*Exercise details*
Beginning with the first line, set down every line through the one containing "node](cc)[below right=89.4pt and", exactly as it appears, but not the pictures.

*Dataset content*
*****

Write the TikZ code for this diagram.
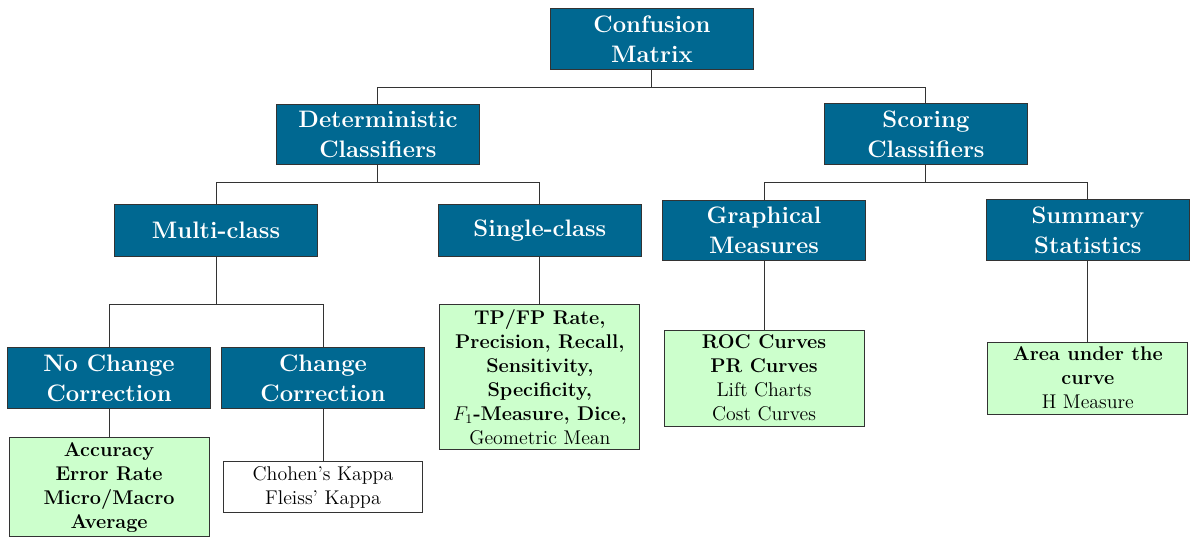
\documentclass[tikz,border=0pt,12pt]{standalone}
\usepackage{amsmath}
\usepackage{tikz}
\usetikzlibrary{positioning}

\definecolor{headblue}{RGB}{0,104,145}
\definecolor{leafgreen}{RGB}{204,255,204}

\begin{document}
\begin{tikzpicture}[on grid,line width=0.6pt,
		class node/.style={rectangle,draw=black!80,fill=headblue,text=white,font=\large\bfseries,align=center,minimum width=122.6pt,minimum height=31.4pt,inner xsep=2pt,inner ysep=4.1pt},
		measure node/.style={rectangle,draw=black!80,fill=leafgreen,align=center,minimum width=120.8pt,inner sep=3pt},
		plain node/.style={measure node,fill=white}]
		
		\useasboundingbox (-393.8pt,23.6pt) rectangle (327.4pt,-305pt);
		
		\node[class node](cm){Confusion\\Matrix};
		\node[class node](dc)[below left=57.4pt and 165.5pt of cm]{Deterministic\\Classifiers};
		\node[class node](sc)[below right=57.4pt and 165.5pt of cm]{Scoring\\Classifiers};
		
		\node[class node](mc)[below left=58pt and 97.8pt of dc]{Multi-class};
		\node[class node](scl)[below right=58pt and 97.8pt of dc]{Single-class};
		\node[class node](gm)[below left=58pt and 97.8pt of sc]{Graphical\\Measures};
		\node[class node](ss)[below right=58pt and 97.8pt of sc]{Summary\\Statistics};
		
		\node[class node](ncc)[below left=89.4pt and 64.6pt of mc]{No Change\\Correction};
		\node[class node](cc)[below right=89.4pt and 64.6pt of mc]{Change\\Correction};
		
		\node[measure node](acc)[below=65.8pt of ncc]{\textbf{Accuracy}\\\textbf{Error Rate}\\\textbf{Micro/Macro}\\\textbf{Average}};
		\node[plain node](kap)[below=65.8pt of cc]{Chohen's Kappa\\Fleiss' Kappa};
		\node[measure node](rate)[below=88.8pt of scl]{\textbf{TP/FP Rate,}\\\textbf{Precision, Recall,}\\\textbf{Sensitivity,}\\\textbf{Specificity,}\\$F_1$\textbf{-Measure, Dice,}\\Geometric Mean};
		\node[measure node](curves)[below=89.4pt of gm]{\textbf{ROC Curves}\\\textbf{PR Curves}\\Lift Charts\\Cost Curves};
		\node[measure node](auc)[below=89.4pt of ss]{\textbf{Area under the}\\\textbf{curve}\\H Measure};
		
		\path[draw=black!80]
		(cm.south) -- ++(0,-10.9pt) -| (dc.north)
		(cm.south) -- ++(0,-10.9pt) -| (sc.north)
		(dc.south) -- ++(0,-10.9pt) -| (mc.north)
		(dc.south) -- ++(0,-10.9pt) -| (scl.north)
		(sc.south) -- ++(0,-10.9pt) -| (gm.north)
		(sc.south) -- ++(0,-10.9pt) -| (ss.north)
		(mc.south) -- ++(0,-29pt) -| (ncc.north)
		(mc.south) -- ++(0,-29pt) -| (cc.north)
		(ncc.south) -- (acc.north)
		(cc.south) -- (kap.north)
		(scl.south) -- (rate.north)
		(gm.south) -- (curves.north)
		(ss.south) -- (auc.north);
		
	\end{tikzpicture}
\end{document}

*****

*Solution to the exercise*
Write the TikZ code for this diagram.
\documentclass[tikz,border=0pt,12pt]{standalone}
\usepackage{amsmath}
\usepackage{tikz}
\usetikzlibrary{positioning}

\definecolor{headblue}{RGB}{0,104,145}
\definecolor{leafgreen}{RGB}{204,255,204}

\begin{document}
\begin{tikzpicture}[on grid,line width=0.6pt,
		class node/.style={rectangle,draw=black!80,fill=headblue,text=white,font=\large\bfseries,align=center,minimum width=122.6pt,minimum height=31.4pt,inner xsep=2pt,inner ysep=4.1pt},
		measure node/.style={rectangle,draw=black!80,fill=leafgreen,align=center,minimum width=120.8pt,inner sep=3pt},
		plain node/.style={measure node,fill=white}]
		
		\useasboundingbox (-393.8pt,23.6pt) rectangle (327.4pt,-305pt);
		
		\node[class node](cm){Confusion\\Matrix};
		\node[class node](dc)[below left=57.4pt and 165.5pt of cm]{Deterministic\\Classifiers};
		\node[class node](sc)[below right=57.4pt and 165.5pt of cm]{Scoring\\Classifiers};
		
		\node[class node](mc)[below left=58pt and 97.8pt of dc]{Multi-class};
		\node[class node](scl)[below right=58pt and 97.8pt of dc]{Single-class};
		\node[class node](gm)[below left=58pt and 97.8pt of sc]{Graphical\\Measures};
		\node[class node](ss)[below right=58pt and 97.8pt of sc]{Summary\\Statistics};
		
		\node[class node](ncc)[below left=89.4pt and 64.6pt of mc]{No Change\\Correction};
		\node[class node](cc)[below right=89.4pt and 64.6pt of mc]{Change\\Correction};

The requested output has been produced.